- **PROVIDED DATA**
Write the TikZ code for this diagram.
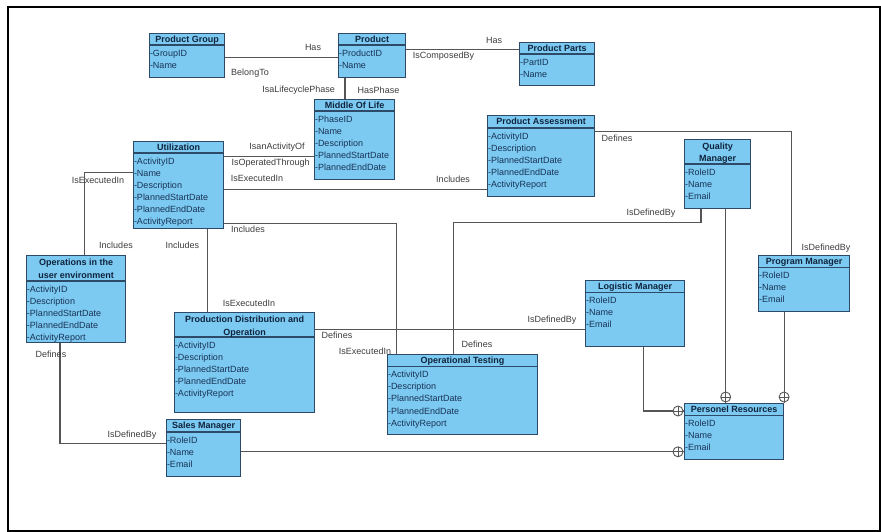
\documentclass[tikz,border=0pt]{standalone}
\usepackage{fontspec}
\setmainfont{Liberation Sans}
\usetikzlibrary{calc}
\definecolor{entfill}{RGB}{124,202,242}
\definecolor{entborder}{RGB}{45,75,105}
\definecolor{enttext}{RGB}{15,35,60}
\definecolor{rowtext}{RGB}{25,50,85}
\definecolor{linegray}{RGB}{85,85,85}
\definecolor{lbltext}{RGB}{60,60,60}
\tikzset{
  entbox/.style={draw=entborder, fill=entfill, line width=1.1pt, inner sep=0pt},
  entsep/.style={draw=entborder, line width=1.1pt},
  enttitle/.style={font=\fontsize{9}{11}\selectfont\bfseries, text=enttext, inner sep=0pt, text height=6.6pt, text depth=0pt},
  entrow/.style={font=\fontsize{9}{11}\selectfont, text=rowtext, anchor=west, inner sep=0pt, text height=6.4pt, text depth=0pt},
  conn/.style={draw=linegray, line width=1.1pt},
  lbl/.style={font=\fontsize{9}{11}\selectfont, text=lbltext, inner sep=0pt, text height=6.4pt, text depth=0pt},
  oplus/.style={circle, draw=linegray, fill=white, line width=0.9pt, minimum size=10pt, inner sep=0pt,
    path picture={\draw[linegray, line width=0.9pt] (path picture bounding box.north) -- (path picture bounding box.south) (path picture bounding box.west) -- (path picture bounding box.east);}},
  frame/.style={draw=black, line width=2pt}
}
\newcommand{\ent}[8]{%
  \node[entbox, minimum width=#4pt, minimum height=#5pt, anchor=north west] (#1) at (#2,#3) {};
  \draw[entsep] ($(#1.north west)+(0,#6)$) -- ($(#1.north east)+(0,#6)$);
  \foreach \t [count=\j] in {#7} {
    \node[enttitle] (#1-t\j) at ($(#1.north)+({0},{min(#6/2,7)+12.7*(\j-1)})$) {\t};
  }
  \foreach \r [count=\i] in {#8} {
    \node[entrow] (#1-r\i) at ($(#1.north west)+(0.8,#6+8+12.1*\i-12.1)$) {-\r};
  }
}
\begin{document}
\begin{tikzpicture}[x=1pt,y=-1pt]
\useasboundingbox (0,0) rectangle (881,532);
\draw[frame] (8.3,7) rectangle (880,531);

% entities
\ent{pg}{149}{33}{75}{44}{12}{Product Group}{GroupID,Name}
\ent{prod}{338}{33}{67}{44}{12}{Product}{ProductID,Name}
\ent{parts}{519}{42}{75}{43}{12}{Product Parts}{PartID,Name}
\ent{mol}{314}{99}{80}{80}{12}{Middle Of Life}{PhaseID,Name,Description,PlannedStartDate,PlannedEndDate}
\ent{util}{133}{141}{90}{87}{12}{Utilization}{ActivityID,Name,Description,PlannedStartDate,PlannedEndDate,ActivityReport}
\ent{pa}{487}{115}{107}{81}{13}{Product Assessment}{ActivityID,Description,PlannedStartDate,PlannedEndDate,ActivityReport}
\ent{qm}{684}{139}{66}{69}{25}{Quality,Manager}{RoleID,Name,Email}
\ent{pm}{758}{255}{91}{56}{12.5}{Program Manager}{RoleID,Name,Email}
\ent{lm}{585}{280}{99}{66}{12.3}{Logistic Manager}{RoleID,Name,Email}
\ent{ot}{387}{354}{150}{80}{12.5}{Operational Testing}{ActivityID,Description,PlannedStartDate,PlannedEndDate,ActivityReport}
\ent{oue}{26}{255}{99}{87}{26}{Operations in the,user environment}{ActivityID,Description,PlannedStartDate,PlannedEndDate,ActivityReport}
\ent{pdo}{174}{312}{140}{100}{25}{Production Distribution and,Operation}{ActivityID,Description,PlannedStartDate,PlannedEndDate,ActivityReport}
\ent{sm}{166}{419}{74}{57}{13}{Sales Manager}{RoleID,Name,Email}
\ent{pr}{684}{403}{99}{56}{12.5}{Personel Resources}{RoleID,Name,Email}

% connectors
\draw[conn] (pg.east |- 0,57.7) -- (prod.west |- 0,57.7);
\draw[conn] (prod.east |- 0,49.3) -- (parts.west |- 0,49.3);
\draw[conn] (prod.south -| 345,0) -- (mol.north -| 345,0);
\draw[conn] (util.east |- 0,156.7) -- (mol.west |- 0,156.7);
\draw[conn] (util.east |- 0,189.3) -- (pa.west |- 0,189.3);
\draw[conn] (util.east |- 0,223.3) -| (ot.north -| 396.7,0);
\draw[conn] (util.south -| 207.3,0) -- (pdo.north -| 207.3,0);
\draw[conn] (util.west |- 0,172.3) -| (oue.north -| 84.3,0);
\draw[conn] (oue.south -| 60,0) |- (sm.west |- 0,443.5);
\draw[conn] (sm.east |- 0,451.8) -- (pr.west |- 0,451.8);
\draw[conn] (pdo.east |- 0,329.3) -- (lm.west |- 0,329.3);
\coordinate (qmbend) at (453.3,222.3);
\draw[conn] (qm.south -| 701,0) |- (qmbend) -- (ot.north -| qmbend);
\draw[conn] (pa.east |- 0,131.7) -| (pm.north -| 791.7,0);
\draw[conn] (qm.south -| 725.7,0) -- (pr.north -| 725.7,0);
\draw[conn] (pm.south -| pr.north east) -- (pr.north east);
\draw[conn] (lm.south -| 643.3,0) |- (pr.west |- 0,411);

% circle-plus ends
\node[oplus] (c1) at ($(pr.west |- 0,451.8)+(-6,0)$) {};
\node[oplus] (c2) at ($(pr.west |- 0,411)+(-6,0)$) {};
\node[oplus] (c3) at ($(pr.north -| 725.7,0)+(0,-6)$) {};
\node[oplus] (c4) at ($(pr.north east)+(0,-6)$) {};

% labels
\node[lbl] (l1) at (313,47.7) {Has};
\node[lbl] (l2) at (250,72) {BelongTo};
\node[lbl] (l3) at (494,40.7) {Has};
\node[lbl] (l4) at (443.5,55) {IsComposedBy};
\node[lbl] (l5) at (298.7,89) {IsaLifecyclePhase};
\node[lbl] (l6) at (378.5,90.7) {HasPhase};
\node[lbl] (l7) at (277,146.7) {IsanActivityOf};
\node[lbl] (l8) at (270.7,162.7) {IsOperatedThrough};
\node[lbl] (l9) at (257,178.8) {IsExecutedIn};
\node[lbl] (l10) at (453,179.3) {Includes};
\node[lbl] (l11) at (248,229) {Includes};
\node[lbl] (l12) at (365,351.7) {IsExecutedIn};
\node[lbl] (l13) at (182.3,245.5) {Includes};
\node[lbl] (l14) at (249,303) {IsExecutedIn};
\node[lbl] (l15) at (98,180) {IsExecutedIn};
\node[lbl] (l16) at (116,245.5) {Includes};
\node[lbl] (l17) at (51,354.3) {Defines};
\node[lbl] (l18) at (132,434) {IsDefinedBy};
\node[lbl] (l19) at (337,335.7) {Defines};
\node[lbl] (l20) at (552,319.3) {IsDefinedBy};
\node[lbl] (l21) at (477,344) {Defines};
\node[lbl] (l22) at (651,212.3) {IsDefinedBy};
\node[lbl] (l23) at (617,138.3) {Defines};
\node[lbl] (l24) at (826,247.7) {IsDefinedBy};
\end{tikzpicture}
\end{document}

- **TASK TO COMPLETE**
Repeat the listing above exactly, with no pictures.

- **TASK RESULT**
Write the TikZ code for this diagram.
\documentclass[tikz,border=0pt]{standalone}
\usepackage{fontspec}
\setmainfont{Liberation Sans}
\usetikzlibrary{calc}
\definecolor{entfill}{RGB}{124,202,242}
\definecolor{entborder}{RGB}{45,75,105}
\definecolor{enttext}{RGB}{15,35,60}
\definecolor{rowtext}{RGB}{25,50,85}
\definecolor{linegray}{RGB}{85,85,85}
\definecolor{lbltext}{RGB}{60,60,60}
\tikzset{
  entbox/.style={draw=entborder, fill=entfill, line width=1.1pt, inner sep=0pt},
  entsep/.style={draw=entborder, line width=1.1pt},
  enttitle/.style={font=\fontsize{9}{11}\selectfont\bfseries, text=enttext, inner sep=0pt, text height=6.6pt, text depth=0pt},
  entrow/.style={font=\fontsize{9}{11}\selectfont, text=rowtext, anchor=west, inner sep=0pt, text height=6.4pt, text depth=0pt},
  conn/.style={draw=linegray, line width=1.1pt},
  lbl/.style={font=\fontsize{9}{11}\selectfont, text=lbltext, inner sep=0pt, text height=6.4pt, text depth=0pt},
  oplus/.style={circle, draw=linegray, fill=white, line width=0.9pt, minimum size=10pt, inner sep=0pt,
    path picture={\draw[linegray, line width=0.9pt] (path picture bounding box.north) -- (path picture bounding box.south) (path picture bounding box.west) -- (path picture bounding box.east);}},
  frame/.style={draw=black, line width=2pt}
}
\newcommand{\ent}[8]{%
  \node[entbox, minimum width=#4pt, minimum height=#5pt, anchor=north west] (#1) at (#2,#3) {};
  \draw[entsep] ($(#1.north west)+(0,#6)$) -- ($(#1.north east)+(0,#6)$);
  \foreach \t [count=\j] in {#7} {
    \node[enttitle] (#1-t\j) at ($(#1.north)+({0},{min(#6/2,7)+12.7*(\j-1)})$) {\t};
  }
  \foreach \r [count=\i] in {#8} {
    \node[entrow] (#1-r\i) at ($(#1.north west)+(0.8,#6+8+12.1*\i-12.1)$) {-\r};
  }
}
\begin{document}
\begin{tikzpicture}[x=1pt,y=-1pt]
\useasboundingbox (0,0) rectangle (881,532);
\draw[frame] (8.3,7) rectangle (880,531);

% entities
\ent{pg}{149}{33}{75}{44}{12}{Product Group}{GroupID,Name}
\ent{prod}{338}{33}{67}{44}{12}{Product}{ProductID,Name}
\ent{parts}{519}{42}{75}{43}{12}{Product Parts}{PartID,Name}
\ent{mol}{314}{99}{80}{80}{12}{Middle Of Life}{PhaseID,Name,Description,PlannedStartDate,PlannedEndDate}
\ent{util}{133}{141}{90}{87}{12}{Utilization}{ActivityID,Name,Description,PlannedStartDate,PlannedEndDate,ActivityReport}
\ent{pa}{487}{115}{107}{81}{13}{Product Assessment}{ActivityID,Description,PlannedStartDate,PlannedEndDate,ActivityReport}
\ent{qm}{684}{139}{66}{69}{25}{Quality,Manager}{RoleID,Name,Email}
\ent{pm}{758}{255}{91}{56}{12.5}{Program Manager}{RoleID,Name,Email}
\ent{lm}{585}{280}{99}{66}{12.3}{Logistic Manager}{RoleID,Name,Email}
\ent{ot}{387}{354}{150}{80}{12.5}{Operational Testing}{ActivityID,Description,PlannedStartDate,PlannedEndDate,ActivityReport}
\ent{oue}{26}{255}{99}{87}{26}{Operations in the,user environment}{ActivityID,Description,PlannedStartDate,PlannedEndDate,ActivityReport}
\ent{pdo}{174}{312}{140}{100}{25}{Production Distribution and,Operation}{ActivityID,Description,PlannedStartDate,PlannedEndDate,ActivityReport}
\ent{sm}{166}{419}{74}{57}{13}{Sales Manager}{RoleID,Name,Email}
\ent{pr}{684}{403}{99}{56}{12.5}{Personel Resources}{RoleID,Name,Email}

% connectors
\draw[conn] (pg.east |- 0,57.7) -- (prod.west |- 0,57.7);
\draw[conn] (prod.east |- 0,49.3) -- (parts.west |- 0,49.3);
\draw[conn] (prod.south -| 345,0) -- (mol.north -| 345,0);
\draw[conn] (util.east |- 0,156.7) -- (mol.west |- 0,156.7);
\draw[conn] (util.east |- 0,189.3) -- (pa.west |- 0,189.3);
\draw[conn] (util.east |- 0,223.3) -| (ot.north -| 396.7,0);
\draw[conn] (util.south -| 207.3,0) -- (pdo.north -| 207.3,0);
\draw[conn] (util.west |- 0,172.3) -| (oue.north -| 84.3,0);
\draw[conn] (oue.south -| 60,0) |- (sm.west |- 0,443.5);
\draw[conn] (sm.east |- 0,451.8) -- (pr.west |- 0,451.8);
\draw[conn] (pdo.east |- 0,329.3) -- (lm.west |- 0,329.3);
\coordinate (qmbend) at (453.3,222.3);
\draw[conn] (qm.south -| 701,0) |- (qmbend) -- (ot.north -| qmbend);
\draw[conn] (pa.east |- 0,131.7) -| (pm.north -| 791.7,0);
\draw[conn] (qm.south -| 725.7,0) -- (pr.north -| 725.7,0);
\draw[conn] (pm.south -| pr.north east) -- (pr.north east);
\draw[conn] (lm.south -| 643.3,0) |- (pr.west |- 0,411);

% circle-plus ends
\node[oplus] (c1) at ($(pr.west |- 0,451.8)+(-6,0)$) {};
\node[oplus] (c2) at ($(pr.west |- 0,411)+(-6,0)$) {};
\node[oplus] (c3) at ($(pr.north -| 725.7,0)+(0,-6)$) {};
\node[oplus] (c4) at ($(pr.north east)+(0,-6)$) {};

% labels
\node[lbl] (l1) at (313,47.7) {Has};
\node[lbl] (l2) at (250,72) {BelongTo};
\node[lbl] (l3) at (494,40.7) {Has};
\node[lbl] (l4) at (443.5,55) {IsComposedBy};
\node[lbl] (l5) at (298.7,89) {IsaLifecyclePhase};
\node[lbl] (l6) at (378.5,90.7) {HasPhase};
\node[lbl] (l7) at (277,146.7) {IsanActivityOf};
\node[lbl] (l8) at (270.7,162.7) {IsOperatedThrough};
\node[lbl] (l9) at (257,178.8) {IsExecutedIn};
\node[lbl] (l10) at (453,179.3) {Includes};
\node[lbl] (l11) at (248,229) {Includes};
\node[lbl] (l12) at (365,351.7) {IsExecutedIn};
\node[lbl] (l13) at (182.3,245.5) {Includes};
\node[lbl] (l14) at (249,303) {IsExecutedIn};
\node[lbl] (l15) at (98,180) {IsExecutedIn};
\node[lbl] (l16) at (116,245.5) {Includes};
\node[lbl] (l17) at (51,354.3) {Defines};
\node[lbl] (l18) at (132,434) {IsDefinedBy};
\node[lbl] (l19) at (337,335.7) {Defines};
\node[lbl] (l20) at (552,319.3) {IsDefinedBy};
\node[lbl] (l21) at (477,344) {Defines};
\node[lbl] (l22) at (651,212.3) {IsDefinedBy};
\node[lbl] (l23) at (617,138.3) {Defines};
\node[lbl] (l24) at (826,247.7) {IsDefinedBy};
\end{tikzpicture}
\end{document}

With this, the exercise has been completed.